また、消費者は所得の伸びが1年以内に鈍化すると予想しています。コロナショックの水準とまではいかずとも、かなり所得の伸びが悪化すると考えています。所得の伸びが鈍化する一方で、インフレが高まるわけですから、スタグフレーションに陥るのではないかと消費者が考えていることがわかりました。

消費者は失業率の上昇を予想

失業率も上がると予想されています。先週のFOMCにおいて、失業率は安定していましたが、消費者の肌感覚としては失業率が上がりそうだと見られています。さらに1年後の経済状況は、「やや悪くなっている」「大幅に悪くなっている」の数値両方が大きく悪化しています。

今週は小売統計が発表されます。今回の結果には、ある程度、関税の影響が反映され始めていると考えられますが、今後はさらに色濃く影響が出てくる可能性がありそうです。

米国の業績見通し

25年1Qは好決算。ただし…

S&P500の企業決算は、残りわずかとなりました。今の株価上昇には、第1Qの良好さが背景にあります。S&P500の利益成長率は2桁を維持し、過去平均を表す緑のラインあたりを推移していますから、一安心といったところです。

当初、一説では「第1Qの決算はあまり期待できない」と言われていた中で、それを超えてきたわけですからプラス材料となっているわけですが、関税の影響が第2Q以降の予想では出始めています。

右のチャートをご覧ください。2025年 第2Qコンセンサス予想を見ると、決算シーズンが始まって以来、2.6%下方修正されています。2.6%のみの下方修正と感じる方もいるかもしれませんが、過去平均は1.4%です。平均の2倍近く引き下げられていることから、第2Q以降、決算が苦しくなり、EPSが低下するとマーケットが思い始めていることに注意が必要です。

テクノロジー銘柄のEPS修正が続く

S&P500の30%を占めるテクノロジー企業ですが、ビックテックを除いたハイテク株の2025年度EPSで修正が続いています。
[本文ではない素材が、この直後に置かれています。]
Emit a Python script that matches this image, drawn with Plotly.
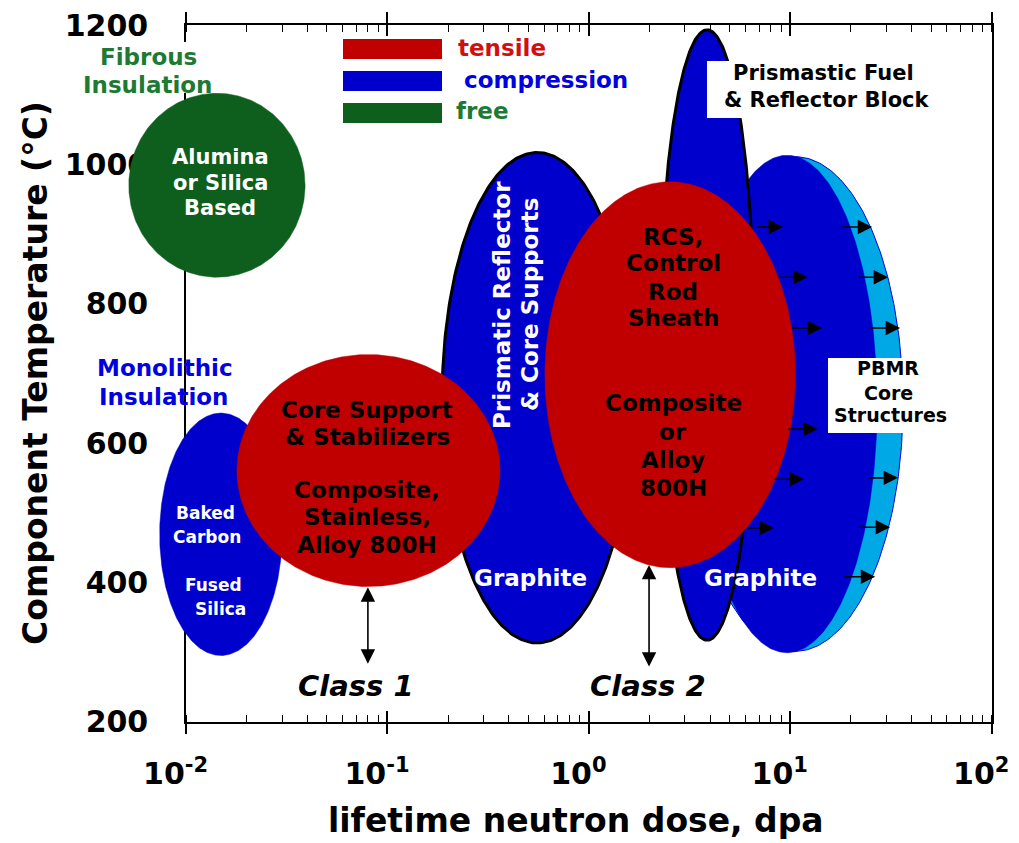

過去7年間の統計を見ると、平均下方修正は-4%程度です。ただ、現状は8%近い下方修正が入っています。ここ7年間はハイテク株が強く、マーケットを引っ張ってきたわけですが、そのハイテク株の業績見通しが少し厳しくなってきているのです。

その背景には、ハイテクセクターの売上の多くを占めるカナダ、メキシコ、中国、ヨーロッパといった海外売上が、関税の影響を受けるとの推測があります。

イギリス、中国との関税交渉が進み、安心感が出てきている一方で、ベースラインとなる10%+αはまだまだ残っています。テック企業の業績見通しの反映を見ていると、影響が今後出てくると考えたほうがいいでしょう。

ガイダンスを維持する会社が多い

ニュースでは、第1Qの決算はよく、ガイダンスもそこまで悪くないと言われています。

ですが、こちらの資料をご覧ください。濃い青の例年の水準、薄い水色は今回のガイダンスを表します。例年はNo Changeが41%程度ですが、今回は58%と大きく上回っています。Downが例年は18%にもかかわらず、今年は16%だったため、プラスに捉える方もいます。ただ、Upの例年は41%に対して、今年は26%しかありません。No Changeの58%は、影響が図れず、様子見している可能性があるのです。

今後の関税動向次第では、No ChangeからDownに移る可能性も十分考えられることを把握いただければと思います。緩和が進み、株を購入する人が増える可能性もありますが、業績の影響が今後出てくる可能性もあります。この点を十分にご理解いただいたうえで、判断する必要があると思います。